There is no reason to expect live music to return (at the earliest) by the summer, so the industry remains in limbo. There have been few hints towards any kind of federal bailout for the industry; in fact, the government’s consideration of live music has been limited to finger-wagging
at Ticketmaster’s greedy ticketing refund policies. (Live Nation did attempt to improve its return policy
slightly.) With reports showing people struggling to acquire small business loans and unemployment systems across the country overwhelmed, there’s little positive news in this space for fans or venues owners and staff. That’s why there’s been a rush to hope that live streaming could offer some relief. Yet, so far, there’s been very little concrete evidence that live streaming can represent a substantive replacement for live music. Instead, it’s offering a way for communities to reconnect, enjoy some music, and perhaps think through what will happen post-Pandemic.
(Sidenote: I don’t want to dwell too heavily on live streaming, because Shawn Reynaldo
and Mat Dryhurst over the last few weeks covered many of the pitfalls of relying too much on the endeavor. Perhaps I’ll address the topic more in-depth another week, but I didn’t want to leave this stone completely unturned.)
A question I’ve considered over the last month isn’t so much when
venues are going to open again, but what will happen when they do open? Will capacity be limited, like we’re already seeing in certain retail sectors? Temperatures taken at the door? Increased cleanliness? Joe Weisenthal, an editor at Bloomberg, mentioned
an outline written
by the CEO of Wynn Resorts about what it’ll take to reopen some casinos in Las Vegas. What was fairly clear is that the owner desires government cooperation, but
the expectations of higher cleaning and safety standards would likely require increases in staffing. This is to say that returning to even a limited capacity operation, which I’ll say this outline is fast-tracking, involves more than simply flipping a switch, as often implied by many state and federal leaders.
This kicked off thoughts about the social contract between fans, music venues, performers, and all the workers involved in these kinds of spaces. I’ll admit this is something I struggled to articulate when I wrote Nu-Music: A Gig Economy Solution,
in which I proposed a better
way to organize live music. I’ve been heartened by the work of places like Nowadays
, which, beyond still organizing virtual panels and shows, continue to be fairly open about the venue’s future. This feels markedly different from the behavior of companies like Live Nation and AEG, which are dragging their feet to simply offer their customers refunds on what are likely to be cancelled concerts. In New York City, in particular, there appears to be regular communication between various venues
, and even nationally there is a drive for venues
to speak with a collective voice to stand up to the challenge of the moment.
The prospect of large-scale events with fans returning this year continues to shrink day by day, but that doesn’t mean there can’t be a vision of the future. When small businesses return it should not only be with the health and safety of ticket-holders in mind, but with the venue staff either unionized or with far more decision-making power in how venues and spaces operate. We’re already seeing that those workers deemed “essential” are catching coronavirus more often, and there’s no reason that the music industry should repeat the horrific practices of companies like Amazon or Target.

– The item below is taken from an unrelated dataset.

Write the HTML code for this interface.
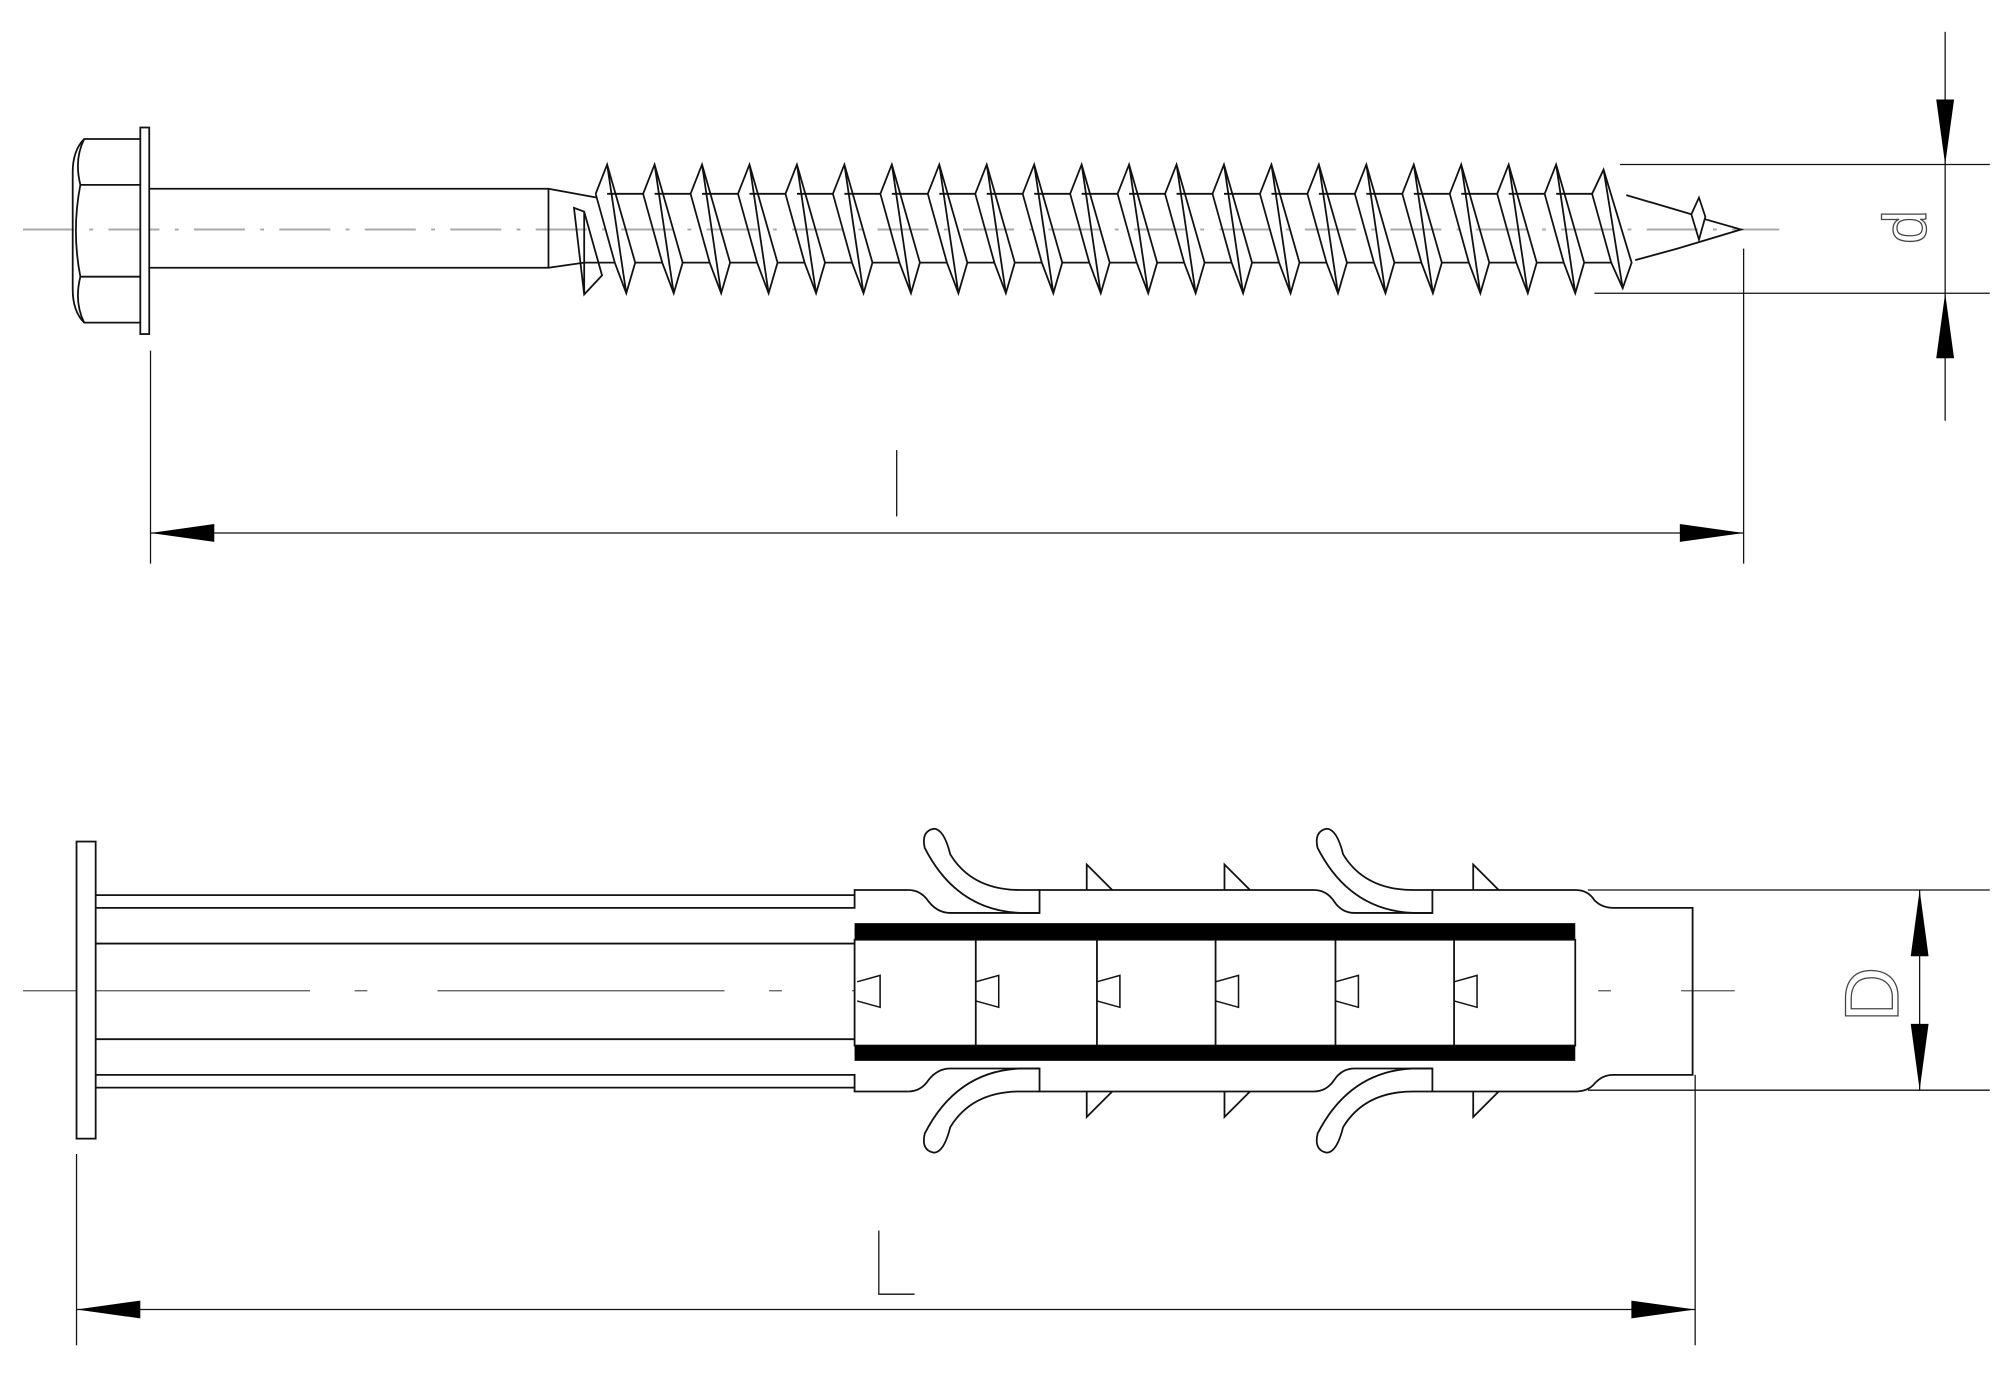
<!DOCTYPE html>
<html><head><meta charset="utf-8"><style>html,body{margin:0;padding:0;background:#fff}svg{display:block}</style></head>
<body>
<svg id="s" width="2000" height="1386" viewBox="0 0 1568 1087" preserveAspectRatio="none" xmlns="http://www.w3.org/2000/svg">
<g fill="none" stroke="#111" stroke-width="1.4">
<line x1="18" y1="180" x2="1395" y2="180" stroke="#aaa" stroke-width="1.5" stroke-dasharray="40,12,3,12"/>
<path d="M110,109 H66 Q57,118 57,135 V227 Q57,244 66,253 H110"/>
<path d="M110,145 H63 M110,217 H63 M63,145 Q56,181 63,217 M66,109 Q58,125 63,145 M66,253 Q58,237 63,217"/>
<rect x="110" y="100" width="7" height="162" fill="#fff"/>
<path d="M117,148 H430 V210 H117 M430,148 L468,155 M430,210 L458,206"/>
<g id="teeth"></g>
<path d="M1275,153 L1326,168 M1282,204 L1315,195 M1326,168 L1332,155 L1337,170 L1332,188 Z M1337,172 L1365,180 L1315,195"/>
<line x1="1270" y1="129" x2="1560" y2="129" stroke-width="1"/>
<line x1="1250" y1="230" x2="1560" y2="230" stroke-width="1"/>
<line x1="1525" y1="25" x2="1525" y2="330" stroke-width="1"/>
<line x1="1367" y1="195" x2="1367" y2="442" stroke-width="1"/>
<line x1="118" y1="275" x2="118" y2="442" stroke-width="1"/>
<line x1="118" y1="418" x2="1367" y2="418" stroke-width="1"/>
<line x1="703" y1="353" x2="703" y2="405" stroke-width="1"/>
</g>
<g fill="#000">
<polygon points="1525,129 1518,78 1532,78"/>
<polygon points="1525,230 1518,281 1532,281"/>
<polygon points="118,418 168,411 168,425"/>
<polygon points="1367,418 1317,411 1317,425"/>
</g>
<text x="0" y="0" transform="translate(1510,178) rotate(-90)" font-family="Liberation Sans, sans-serif" font-size="48" fill="#fff" stroke="#444" stroke-width="1" text-anchor="middle">d</text>

<g fill="none" stroke="#111" stroke-width="1.4">
<line x1="18" y1="777" x2="1360" y2="777" stroke="#555" stroke-width="1" stroke-dasharray="225,35,10,55"/>
<rect x="60" y="660" width="15" height="233" fill="#fff"/>
<path d="M75,702 H670 M75,712 H670 V698 H712 M75,740 H670 M75,815 H670 M75,843 H670 V856 H712 M75,853 H670"/>
<path d="M712,698 Q722,698 728,707 Q735,716 745,716 H815 V698 H1030 Q1040,698 1046,707 Q1052,716 1062,716 H1123 V698 H1235 Q1245,698 1250,706 Q1256,712 1265,712 H1327 V843 H1265 Q1256,843 1250,850 Q1245,856 1235,856 H1123 V838 H1062 Q1052,838 1046,847 Q1040,856 1030,856 H815 V838 H745 Q735,838 728,847 Q722,856 712,856"/>
<line x1="1245" y1="698" x2="1560" y2="698" stroke-width="1"/>
<line x1="1245" y1="855" x2="1560" y2="855" stroke-width="1"/>
<path d="M815,716 H800 Q750,714 725,665 Q722,652 732,650 Q740,650 745,670 Q762,698 800,698 H815"/>
<path d="M1123,716 H1108 Q1058,714 1033,665 Q1030,652 1040,650 Q1048,650 1053,670 Q1070,698 1108,698 H1123"/>
<path d="M815,838 H800 Q750,840 725,889 Q722,902 732,904 Q740,904 745,884 Q762,856 800,856 H815"/>
<path d="M1123,838 H1108 Q1058,840 1033,889 Q1030,902 1040,904 Q1048,904 1053,884 Q1070,856 1108,856 H1123"/>
<path d="M852,698 V678 L872,698 M960,698 V678 L980,698 M1155,698 V678 L1175,698"/>
<path d="M852,856 V876 L872,856 M960,856 V876 L980,856 M1155,856 V876 L1175,856"/>
<rect x="670" y="737" width="565" height="83" fill="#fff"/>
<path d="M765,737 V820 M860,737 V820 M953,737 V820 M1047,737 V820 M1140,737 V820"/>
<path d="M672,770 L690,765 V790 L672,785 M765,770 L783,765 V790 L765,785 M860,770 L878,765 V790 L860,785 M953,770 L971,765 V790 L953,785 M1047,770 L1065,765 V790 L1047,785 M1140,770 L1158,765 V790 L1140,785" stroke-width="1.2"/>
<line x1="1329" y1="843" x2="1329" y2="1055" stroke-width="1"/>
<line x1="60" y1="905" x2="60" y2="1055" stroke-width="1"/>
<line x1="60" y1="1027" x2="1329" y2="1027" stroke-width="1"/>
<line x1="1505" y1="698" x2="1505" y2="855" stroke-width="1"/>
<path d="M689,965 V1015 H717" stroke-width="1"/>
</g>
<g fill="#000">
<rect x="670" y="724" width="565" height="13"/>
<rect x="670" y="820" width="565" height="12"/>
<polygon points="1505,698 1498,750 1512,750"/>
<polygon points="1505,855 1498,803 1512,803"/>
<polygon points="60,1027 110,1020 110,1034"/>
<polygon points="1329,1027 1279,1020 1279,1034"/>
</g>
<text x="0" y="0" transform="translate(1488,780) rotate(-90)" font-family="Liberation Sans, sans-serif" font-size="60" fill="#fff" stroke="#444" stroke-width="1" text-anchor="middle">D</text>
</svg>
<script>
var g=document.getElementById('teeth'),h='',P=37.2;
h+='<path d="M450,163 L458,166 L472,216 L458,231 Z M458,166 L458,231"/>';
for(var i=0;i<22;i++){
 var a=476+i*P, t=129, b=230, c1=152, c2=206;
 if(i==21){t=133;b=226;}
 h+='<path d="M'+(a-9)+','+c1+' L'+a+','+t+' L'+(a+22)+','+c2+' L'+(a+15)+','+b+' L'+(a+6)+','+c2+' M'+a+','+t+' L'+(a+15)+','+b+' M'+(a-9)+','+c1+' L'+(a+6)+','+c2+'"/>';
 if(i<21){
  h+='<line x1="'+a+'" y1="'+c1+'" x2="'+(a+P-9)+'" y2="'+c1+'"/>';
  h+='<line x1="'+(a+22)+'" y1="'+c2+'" x2="'+(a+P+6)+'" y2="'+c2+'"/>';
 }
}
h+='<line x1="458" y1="206" x2="482" y2="206"/>';
g.innerHTML=h;
</script>
</body></html>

Pollstar reported that the concert industry is on track to lose billions of dollars
if this pause in live music continues. That reality, along with the fact extensive travel is likely to be limited over the next year, would point towards a forced return to the local for music venues. What that “new local” will look like will vary community to community, but as Nowadays co-founder Eamon Harkin hinted at on a live stream earlier this week, this is a moment that could allow deeper reflection on what communities want out of these spaces in the future. Far be it from me to find the silver lining during a thunderstorm, but the future of live music is likely to be much
smaller in scope than it’s been in decades. This opens up the opportunity to see if it’s possible for spaces that hinge so much on advertising, environmentally destructive festivals, and uneven artist and staff compensation to change for the better. Okay, I did try to land that cheerful ending!